# Jewish groups condemn FIA boss over 'Nazi' sex claims



## Thorlifter (Mar 31, 2008)

Will people never learn!  

Jewish groups condemn FIA boss over 'Nazi' sex claims - Yahoo! News


----------



## wilbur1 (Mar 31, 2008)

That is completly asinine


----------



## Lucky13 (Mar 31, 2008)

What the hell was he thinking??


----------



## timshatz (Mar 31, 2008)

What pics? I didn't see any pics?


----------



## wilbur1 (Mar 31, 2008)

Probably havin fun and didnt think about the uniforms


----------



## Thorlifter (Mar 31, 2008)

You know, I couldn't care less if you wanna bang prostitutes dress as a Nazi. But geez, leave the F'n camera's at home.
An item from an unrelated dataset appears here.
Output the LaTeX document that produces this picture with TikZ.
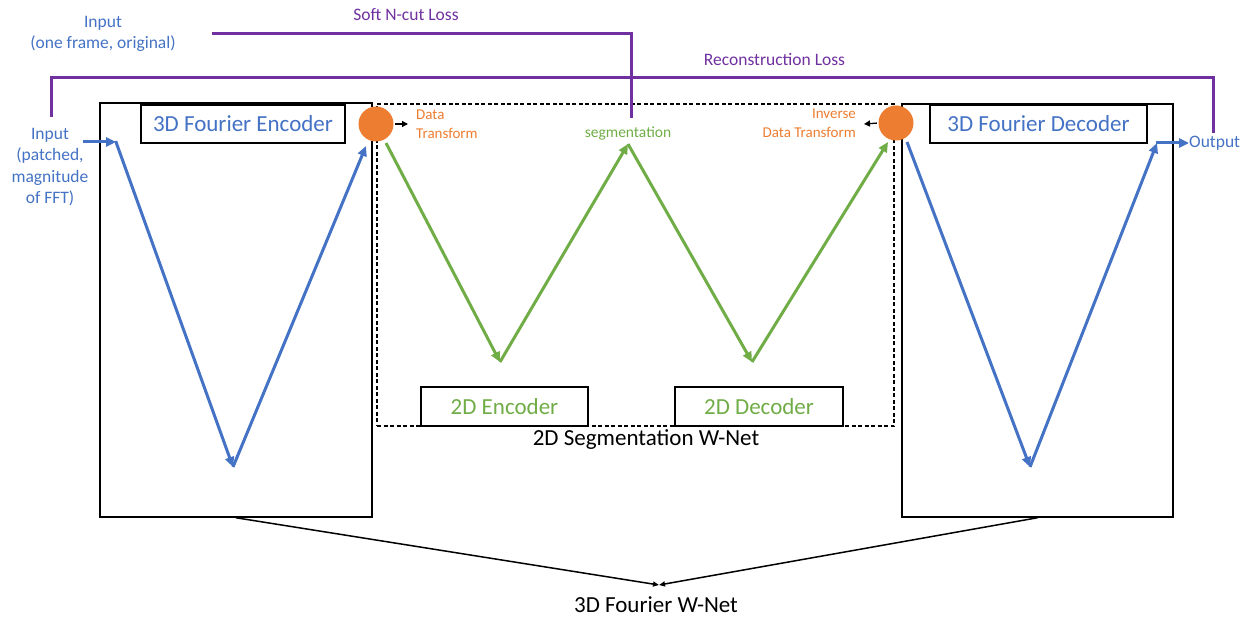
\documentclass[tikz,border=0pt]{standalone}
\usepackage{fontspec}
\setmainfont{Carlito}
\usetikzlibrary{arrows.meta}
\definecolor{wblue}{HTML}{4472C4}
\definecolor{wgreen}{HTML}{70AD47}
\definecolor{worange}{HTML}{ED7D31}
\definecolor{wpurple}{HTML}{7030A0}
\tikzset{
  frame/.style={draw=black, line width=1.5pt, inner sep=0pt, fill=none},
  labelbox/.style={draw=black, line width=1.5pt, inner sep=0pt, fill=white,
    font=\fontsize{23}{27}\selectfont},
  dashbox/.style={draw=black, line width=1.2pt, dash pattern=on 4pt off 2.5pt, inner sep=0pt},
  dot/.style={circle, fill=worange, inner sep=0pt, minimum size=35pt},
  blueflow/.style={draw=wblue, line width=3pt, -{Triangle[length=10pt,width=9pt]}},
  greenflow/.style={draw=wgreen, line width=3pt, -{Triangle[length=10pt,width=9pt]}},
  loss/.style={draw=wpurple, line width=3pt},
  tinyarrow/.style={draw=black, line width=1.3pt, -{Triangle[length=6pt,width=6pt]}},
  joinarrow/.style={draw=black, line width=1.5pt, -{Triangle[length=6pt,width=5pt]}},
  bigtxt/.style={font=\fontsize{23}{27}\selectfont, inner sep=0pt},
  midtxt/.style={font=\fontsize{17.5}{21.5}\selectfont, inner sep=0pt, align=center},
  smalltxt/.style={font=\fontsize{15}{19}\selectfont, inner sep=0pt},
}
\begin{document}
\begin{tikzpicture}[x=1pt,y=-1pt]
\useasboundingbox (0,0) rectangle (1252,617);

% outer 3D Fourier blocks and the 2D W-Net frame
\node[frame, minimum width=272pt, minimum height=414pt] (encbox) at (236,310) {};
\node[frame, minimum width=271pt, minimum height=413pt] (decbox) at (1037.5,310.5) {};
\node[dashbox, minimum width=517pt, minimum height=322pt] (wnet2d) at (635.5,265) {};

% block titles
\node[labelbox, text=wblue, minimum width=204pt, minimum height=38pt] (enctitle) at (243,124) {3D Fourier Encoder};
\node[labelbox, text=wblue, minimum width=217pt, minimum height=38pt] (dectitle) at (1038.5,124) {3D Fourier Decoder};
\node[labelbox, text=wgreen, minimum width=167pt, minimum height=39pt] (enc2d) at (504.5,406.5) {2D Encoder};
\node[labelbox, text=wgreen, minimum width=168pt, minimum height=39pt] (dec2d) at (759,406.5) {2D Decoder};

% data transform points
\node[dot] (dt) at (376,124) {};
\node[dot] (idt) at (896,123) {};
\coordinate (dtout) at (408,124);
\coordinate (idtout) at (864,124);
\draw[tinyarrow, shorten <=1.5pt] (dt.east) -- (dtout);
\draw[tinyarrow, shorten <=1.5pt] (idt.west) -- (idtout);
\node[smalltxt, text=worange, anchor=west, align=left] (dtlabel) at (416,124.5) {Data\\Transform};
\node[smalltxt, text=worange, anchor=east, align=right] (idtlabel) at (856,123.5) {Inverse\\Data Transform};

% input / output labels
\node[midtxt, text=wblue] (inpatch) at (50,167) {Input\\(patched,\\magnitude\\of FFT)};
\node[midtxt, text=wblue] (inframe) at (103,34) {Input\\(one frame, original)};
\node[midtxt, text=wblue, anchor=west] (output) at (1189,143) {Output};
\node[smalltxt, text=wgreen, font=\fontsize{15.5}{19}\selectfont] (seg) at (628,133) {segmentation};

% encoder V
\coordinate (inpend) at (83,142);
\coordinate (e0) at (116,142);
\coordinate (e1) at (233,467);
\coordinate (e2) at (366,146);
\draw[blueflow] (inpend) -- (e0);
\draw[blueflow, shorten <=-1pt] (e0) -- (e1);
\draw[blueflow] (e1) -- (e2);

% 2D W-Net
\coordinate (g0) at (386,143);
\coordinate (g1) at (500,362);
\coordinate (g2) at (628,144);
\coordinate (g3) at (752,362);
\coordinate (g4) at (888,142);
\draw[greenflow] (g0) -- (g1);
\draw[greenflow] (g1) -- (g2);
\draw[greenflow] (g2) -- (g3);
\draw[greenflow] (g3) -- (g4);

% decoder V
\coordinate (d0) at (907,142);
\coordinate (d1) at (1030,467);
\coordinate (d2) at (1157,143);
\draw[blueflow] (d0) -- (d1);
\draw[blueflow] (d1) -- (d2);
\draw[blueflow, shorten <=-1.5pt] (d2) -- (output.west);

% loss paths
\coordinate (rl0) at (51,117);
\coordinate (rltop) at (1213,78);
\coordinate (rl1) at (1213,133);
\coordinate (sl0) at (212,34);
\coordinate (sl1) at (631,118);
\draw[loss] (rl0) |- (rltop) -- (rl1);
\draw[loss] (sl0) -| (sl1);
\node[midtxt, text=wpurple] (reclabel) at (774.5,60) {Reconstruction Loss};
\node[midtxt, text=wpurple] (ncutlabel) at (406,15) {Soft N-cut Loss};

% captions
\node[bigtxt] (cap2d) at (646,440) {2D Segmentation W-Net};
\coordinate (join) at (659,585);
\draw[joinarrow] (encbox.south) -- (join);
\draw[joinarrow] (decbox.south) -- (join);
\node[bigtxt] (cap3d) at (656,604.5) {3D Fourier W-Net};
\end{tikzpicture}
\end{document}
I mean, use your head for something other than a place to leave your hat.


----------



## Konigstiger205 (Mar 31, 2008)

What you do at home its your business but when photo cameras are involved trouble will come...especially if you are someone famous.What I don't understand thought its how this insults the jewish people...was a girl portraying a holocaust victim or what...people are easily insulted this days...especially jews...its really annoying...I'd like to see them saying they are sorry for Jesus...anyway I don't want to think that I have something against jews so I'll stop here...


----------



## evangilder (Mar 31, 2008)

Excuse me, but why should the Jews apologize for Jesus?


----------



## DerAdlerIstGelandet (Mar 31, 2008)

Well Konigstiger you have just opened a whole new can of worms.


----------



## rochie (Mar 31, 2008)

max mosley "dickhead"


----------



## Konigstiger205 (Mar 31, 2008)

evangilder said:


> Excuse me, but why should the Jews apologize for Jesus?



I don't want to start a religious talk, its my fault, I shouldn't have mentioned it in the first place.I still believe though that jewish people are easily offended.


----------



## syscom3 (Mar 31, 2008)

Why should anyone apologize for the actions some people took 2000 years ago.
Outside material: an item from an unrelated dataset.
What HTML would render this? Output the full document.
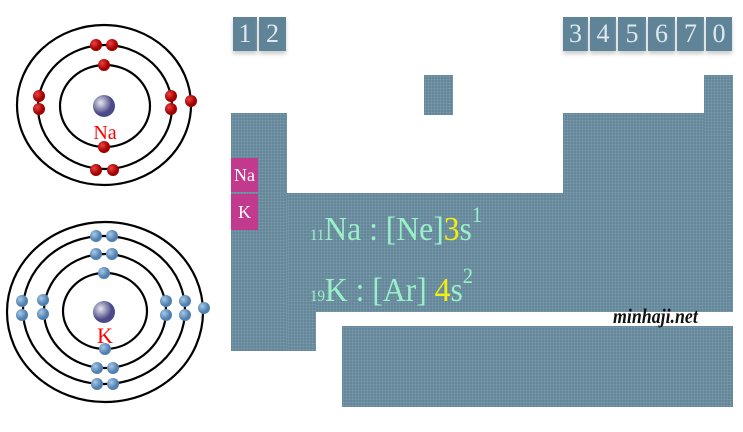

Only an idiot would think so.

Reminds me of the muslims who are still pissed about the crusade 900 years in the past.


----------



## Lucky13 (Mar 31, 2008)

Political correctness...???


----------



## Konigstiger205 (Mar 31, 2008)

Lucky13 said:


> Political correctness...???



Yeah, because we all have to be political correct these days... 
As long as I don't oppress anyone I can think whatever I want.


----------



## evangilder (Mar 31, 2008)

Konigstiger205 said:


> I don't want to start a religious talk, its my fault, I shouldn't have mentioned it in the first place.I still believe though that jewish people are easily offended.



Well, you should choose your words carefully. There are a few Jews here, myself included. If you are going to make a statement like that, you better be prepared to answer for yourself.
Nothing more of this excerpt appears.